Source material>
-*-

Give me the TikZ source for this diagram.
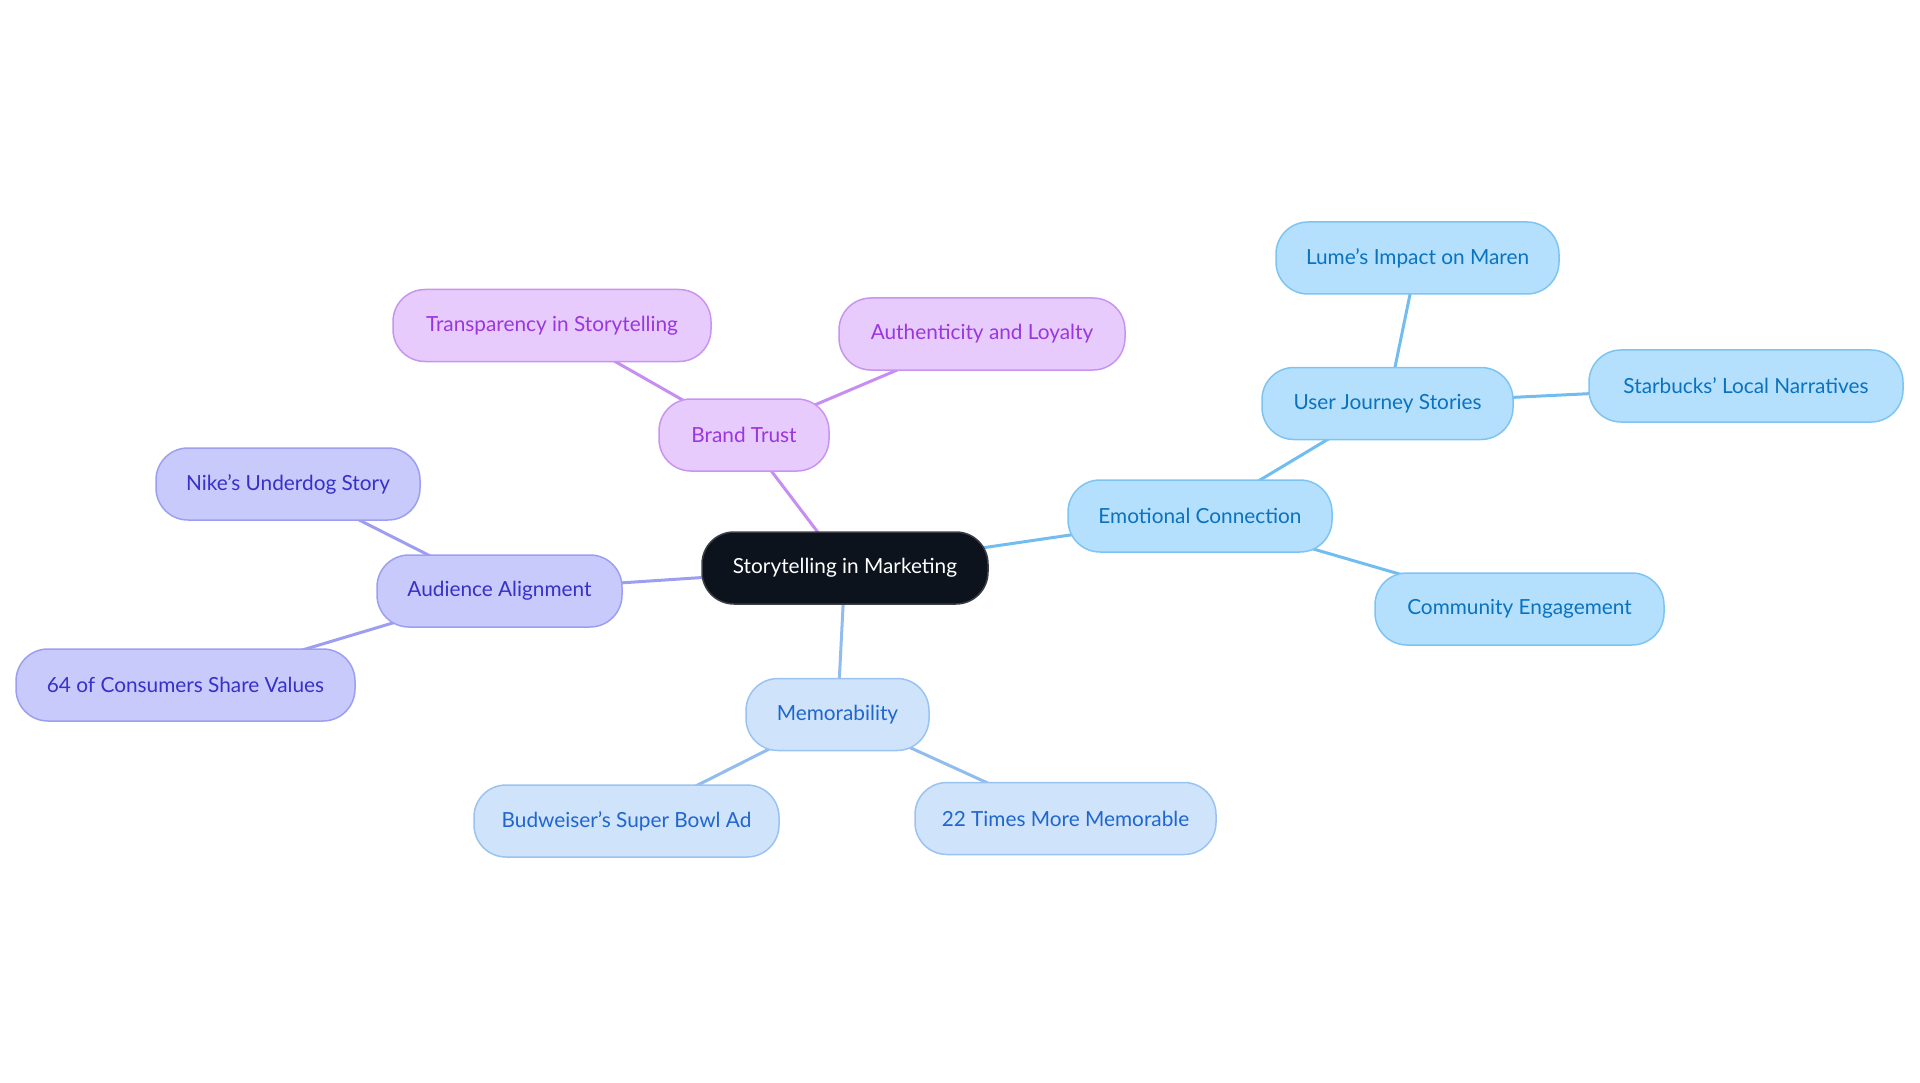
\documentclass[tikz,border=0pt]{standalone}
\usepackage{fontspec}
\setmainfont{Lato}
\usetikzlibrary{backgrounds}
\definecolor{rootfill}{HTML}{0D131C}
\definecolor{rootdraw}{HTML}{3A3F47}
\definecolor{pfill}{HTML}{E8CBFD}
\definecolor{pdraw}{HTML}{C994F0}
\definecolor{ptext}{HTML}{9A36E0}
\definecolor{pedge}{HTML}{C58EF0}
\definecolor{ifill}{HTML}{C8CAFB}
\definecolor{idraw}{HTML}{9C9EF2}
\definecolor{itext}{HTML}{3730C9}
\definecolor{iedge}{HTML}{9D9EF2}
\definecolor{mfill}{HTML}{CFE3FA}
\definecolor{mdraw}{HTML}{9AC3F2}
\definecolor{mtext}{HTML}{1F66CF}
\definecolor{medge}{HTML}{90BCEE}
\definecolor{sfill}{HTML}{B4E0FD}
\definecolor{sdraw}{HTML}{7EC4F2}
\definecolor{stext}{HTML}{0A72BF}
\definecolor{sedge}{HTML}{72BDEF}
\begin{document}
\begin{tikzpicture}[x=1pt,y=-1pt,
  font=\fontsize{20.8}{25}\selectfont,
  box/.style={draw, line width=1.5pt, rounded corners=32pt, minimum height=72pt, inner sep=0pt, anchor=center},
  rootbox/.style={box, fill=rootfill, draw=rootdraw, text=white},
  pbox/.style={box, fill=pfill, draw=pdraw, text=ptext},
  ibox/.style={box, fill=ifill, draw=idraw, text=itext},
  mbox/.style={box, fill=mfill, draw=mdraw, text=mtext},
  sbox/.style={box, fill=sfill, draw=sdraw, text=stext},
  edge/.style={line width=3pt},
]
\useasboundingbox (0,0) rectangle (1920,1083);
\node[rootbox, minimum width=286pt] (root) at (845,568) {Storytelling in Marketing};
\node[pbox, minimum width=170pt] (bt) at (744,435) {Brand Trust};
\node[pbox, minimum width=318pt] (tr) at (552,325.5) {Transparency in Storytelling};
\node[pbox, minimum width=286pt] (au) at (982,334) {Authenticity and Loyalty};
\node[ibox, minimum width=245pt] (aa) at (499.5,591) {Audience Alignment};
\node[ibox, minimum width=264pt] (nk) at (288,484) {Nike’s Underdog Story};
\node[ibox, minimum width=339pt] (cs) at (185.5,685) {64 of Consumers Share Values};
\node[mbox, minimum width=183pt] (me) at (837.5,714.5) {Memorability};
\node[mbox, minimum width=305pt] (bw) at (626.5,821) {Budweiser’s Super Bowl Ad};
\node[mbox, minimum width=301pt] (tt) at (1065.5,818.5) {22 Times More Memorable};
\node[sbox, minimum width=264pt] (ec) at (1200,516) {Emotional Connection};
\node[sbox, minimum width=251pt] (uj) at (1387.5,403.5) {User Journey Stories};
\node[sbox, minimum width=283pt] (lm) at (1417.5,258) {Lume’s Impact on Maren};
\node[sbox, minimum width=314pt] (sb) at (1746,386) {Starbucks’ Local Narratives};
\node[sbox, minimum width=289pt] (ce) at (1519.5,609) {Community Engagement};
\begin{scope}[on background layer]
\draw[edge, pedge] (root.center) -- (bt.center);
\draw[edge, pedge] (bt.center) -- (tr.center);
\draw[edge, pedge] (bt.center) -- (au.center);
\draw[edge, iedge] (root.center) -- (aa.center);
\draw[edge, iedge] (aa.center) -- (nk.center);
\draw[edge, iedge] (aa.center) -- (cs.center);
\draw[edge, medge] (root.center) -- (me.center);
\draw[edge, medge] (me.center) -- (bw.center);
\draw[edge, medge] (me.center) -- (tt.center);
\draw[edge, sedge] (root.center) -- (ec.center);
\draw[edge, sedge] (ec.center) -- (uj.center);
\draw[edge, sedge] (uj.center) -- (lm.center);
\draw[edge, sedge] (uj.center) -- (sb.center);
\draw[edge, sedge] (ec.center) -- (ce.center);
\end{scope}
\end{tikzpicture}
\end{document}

-*-

Work to do> Please set down each line of the data above exactly as written, without the pictures.

Task response>
Give me the TikZ source for this diagram.
\documentclass[tikz,border=0pt]{standalone}
\usepackage{fontspec}
\setmainfont{Lato}
\usetikzlibrary{backgrounds}
\definecolor{rootfill}{HTML}{0D131C}
\definecolor{rootdraw}{HTML}{3A3F47}
\definecolor{pfill}{HTML}{E8CBFD}
\definecolor{pdraw}{HTML}{C994F0}
\definecolor{ptext}{HTML}{9A36E0}
\definecolor{pedge}{HTML}{C58EF0}
\definecolor{ifill}{HTML}{C8CAFB}
\definecolor{idraw}{HTML}{9C9EF2}
\definecolor{itext}{HTML}{3730C9}
\definecolor{iedge}{HTML}{9D9EF2}
\definecolor{mfill}{HTML}{CFE3FA}
\definecolor{mdraw}{HTML}{9AC3F2}
\definecolor{mtext}{HTML}{1F66CF}
\definecolor{medge}{HTML}{90BCEE}
\definecolor{sfill}{HTML}{B4E0FD}
\definecolor{sdraw}{HTML}{7EC4F2}
\definecolor{stext}{HTML}{0A72BF}
\definecolor{sedge}{HTML}{72BDEF}
\begin{document}
\begin{tikzpicture}[x=1pt,y=-1pt,
  font=\fontsize{20.8}{25}\selectfont,
  box/.style={draw, line width=1.5pt, rounded corners=32pt, minimum height=72pt, inner sep=0pt, anchor=center},
  rootbox/.style={box, fill=rootfill, draw=rootdraw, text=white},
  pbox/.style={box, fill=pfill, draw=pdraw, text=ptext},
  ibox/.style={box, fill=ifill, draw=idraw, text=itext},
  mbox/.style={box, fill=mfill, draw=mdraw, text=mtext},
  sbox/.style={box, fill=sfill, draw=sdraw, text=stext},
  edge/.style={line width=3pt},
]
\useasboundingbox (0,0) rectangle (1920,1083);
\node[rootbox, minimum width=286pt] (root) at (845,568) {Storytelling in Marketing};
\node[pbox, minimum width=170pt] (bt) at (744,435) {Brand Trust};
\node[pbox, minimum width=318pt] (tr) at (552,325.5) {Transparency in Storytelling};
\node[pbox, minimum width=286pt] (au) at (982,334) {Authenticity and Loyalty};
\node[ibox, minimum width=245pt] (aa) at (499.5,591) {Audience Alignment};
\node[ibox, minimum width=264pt] (nk) at (288,484) {Nike’s Underdog Story};
\node[ibox, minimum width=339pt] (cs) at (185.5,685) {64 of Consumers Share Values};
\node[mbox, minimum width=183pt] (me) at (837.5,714.5) {Memorability};
\node[mbox, minimum width=305pt] (bw) at (626.5,821) {Budweiser’s Super Bowl Ad};
\node[mbox, minimum width=301pt] (tt) at (1065.5,818.5) {22 Times More Memorable};
\node[sbox, minimum width=264pt] (ec) at (1200,516) {Emotional Connection};
\node[sbox, minimum width=251pt] (uj) at (1387.5,403.5) {User Journey Stories};
\node[sbox, minimum width=283pt] (lm) at (1417.5,258) {Lume’s Impact on Maren};
\node[sbox, minimum width=314pt] (sb) at (1746,386) {Starbucks’ Local Narratives};
\node[sbox, minimum width=289pt] (ce) at (1519.5,609) {Community Engagement};
\begin{scope}[on background layer]
\draw[edge, pedge] (root.center) -- (bt.center);
\draw[edge, pedge] (bt.center) -- (tr.center);
\draw[edge, pedge] (bt.center) -- (au.center);
\draw[edge, iedge] (root.center) -- (aa.center);
\draw[edge, iedge] (aa.center) -- (nk.center);
\draw[edge, iedge] (aa.center) -- (cs.center);
\draw[edge, medge] (root.center) -- (me.center);
\draw[edge, medge] (me.center) -- (bw.center);
\draw[edge, medge] (me.center) -- (tt.center);
\draw[edge, sedge] (root.center) -- (ec.center);
\draw[edge, sedge] (ec.center) -- (uj.center);
\draw[edge, sedge] (uj.center) -- (lm.center);
\draw[edge, sedge] (uj.center) -- (sb.center);
\draw[edge, sedge] (ec.center) -- (ce.center);
\end{scope}
\end{tikzpicture}
\end{document}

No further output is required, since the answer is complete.